China’s aviation regulator has mandated the cancellations of eight total scheduled U.S. passenger airline flights for Shanghai under its COVID-19 pandemic rules: four by United Airlines and two each from Delta Air Lines and American Airlines.
Delta said it canceled Detroit to Shanghai flights last Friday and Jan. 14 due to the Chinese rule requiring “all affected carriers”, whose passengers test positive for COVID-19, “to cancel inbound service on certain China flights.”
The Civil Aviation Administration of China (CAAC) has also canceled at least 22 other U.S. bound flights operated by Chinese carriers since December after positive COVID-19 tests, including eight by China Southern Airlines Co.
The United States is facing a surge in infections caused by the highly contagious Omicron variant and on Monday had 132,646 people hospitalized with COVID, surpassing the record of 132,051 set in January 2021. The seven-day average for new cases has doubled in the last 10 days to 704,000.
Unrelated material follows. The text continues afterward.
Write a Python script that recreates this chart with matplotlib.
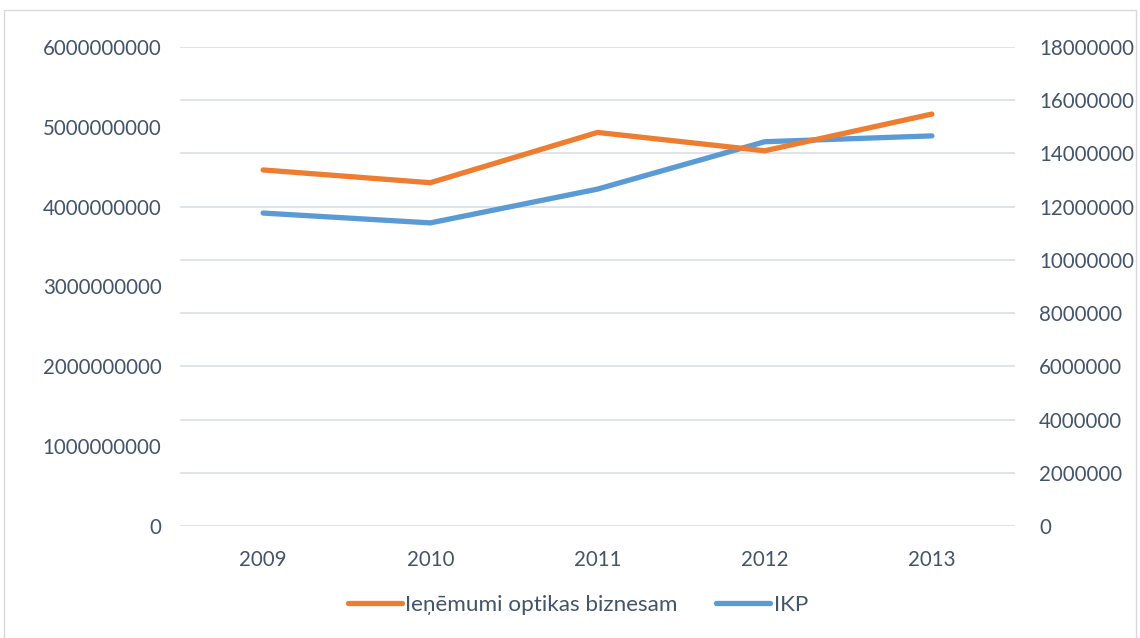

United said it had been forced to cancel flights from San Francisco to Shanghai scheduled for Jan. 15, 19, 22 and 26. The Chicago-based carrier flies from San Francisco to Shanghai four times weekly.
The U.S. Transportation Department (USDOT) did not immediately comment late Monday.
U.S.-CHINA AIR SERVICES
Since the COVID-19 pandemic, China and the United States have sparred over air services.
In August, USDOT limited four flights from Chinese carriers to 40% passenger capacity for four weeks after Beijing imposed identical limits on four United Airlines flights.
China told United in August it was imposing curbs on some flights after it alleged five passengers who traveled from San Francisco to Shanghai tested positive for COVID-19 on July 21.
USDOT said in August that China’s policy “places undue culpability on carriers with respect to travelers that test positive for COVID-19 after their arrival in China.”
The department said carriers “have no means to independently verify positive test results alleged by Chinese authorities.”
A long-standing U.S.-China air agreement allows the countries to operate over 100 weekly flights between the two nations but only a fraction of those are currently operating.
Former U.S. President Donald Trump in January 2020 barred nearly all non-U.S. citizens who had been in China within the last 14 days from traveling to the United States.
President Joe Biden in November lifted the Chinese travel restrictions for fully vaccinated foreign air travelers.